I usually want my prediction models to be wrong
I generally hope that my time series models wind up wrong.
I don’t just mean in the flippant sense of “all models are wrong but some are useful”. I mean literally wrong. As in my prediction didn’t come to fruition.
One of the fun things about doing social science is that your subjects react to your analysis. It’s kind of funny because, like, IID goes out the window for future work if your work gets popular. By observing the world, we seek to influence its evolution.
9 times out of 10, I make forecasts about sociological systems. If things remain constant, we can reliably get within 10-15% mean absolute percentage errors. Sometimes less. And that’s when we try to avoid black-boxes and atheoretical modeling choices; we ultimately also have to provide interpretations to stakeholders. If we didn’t have that constraint (though I’m honestly glad that we do) then we could probably get closer.

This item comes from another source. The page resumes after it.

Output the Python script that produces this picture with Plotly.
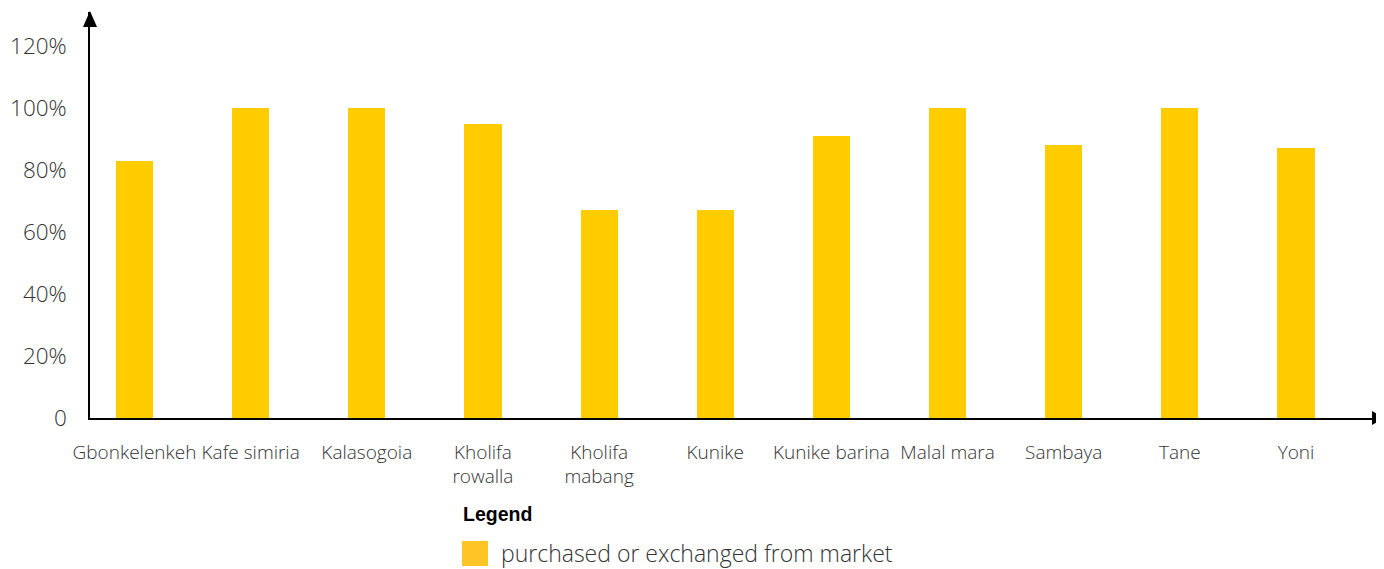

So it’s not that I can’t do a decent job modeling this stuff. It’s just that I make these predictions in the hopes that people with the power to change (at least some) of the inputs heed what I’m saying and try to make things better. Even if, qualitatively, my results jump off the page and have a parade because of how awesome the implications are for the business, things can always be improved. (If for no other reason than the fact that it will eventually revert to the mean and we’ll then be glad to have instituted improvements so that we’re not as low as we could’ve been).
Of course, there’s a bit of grim satisfaction when things don’t change and we hit what we, in fact, predicted. But no amount of internal “I told them so” can douse the fact that it’s a Pyrrhic victory.
I want to be right in a counterfactual sort of way. I want my predictions to be the reality we would observe if we were ignored. I want it to be outperformed by what actually happens because stakeholders took our predictions seriously and worked to make things better. So I want to be wrong in that I want to be proven wrong.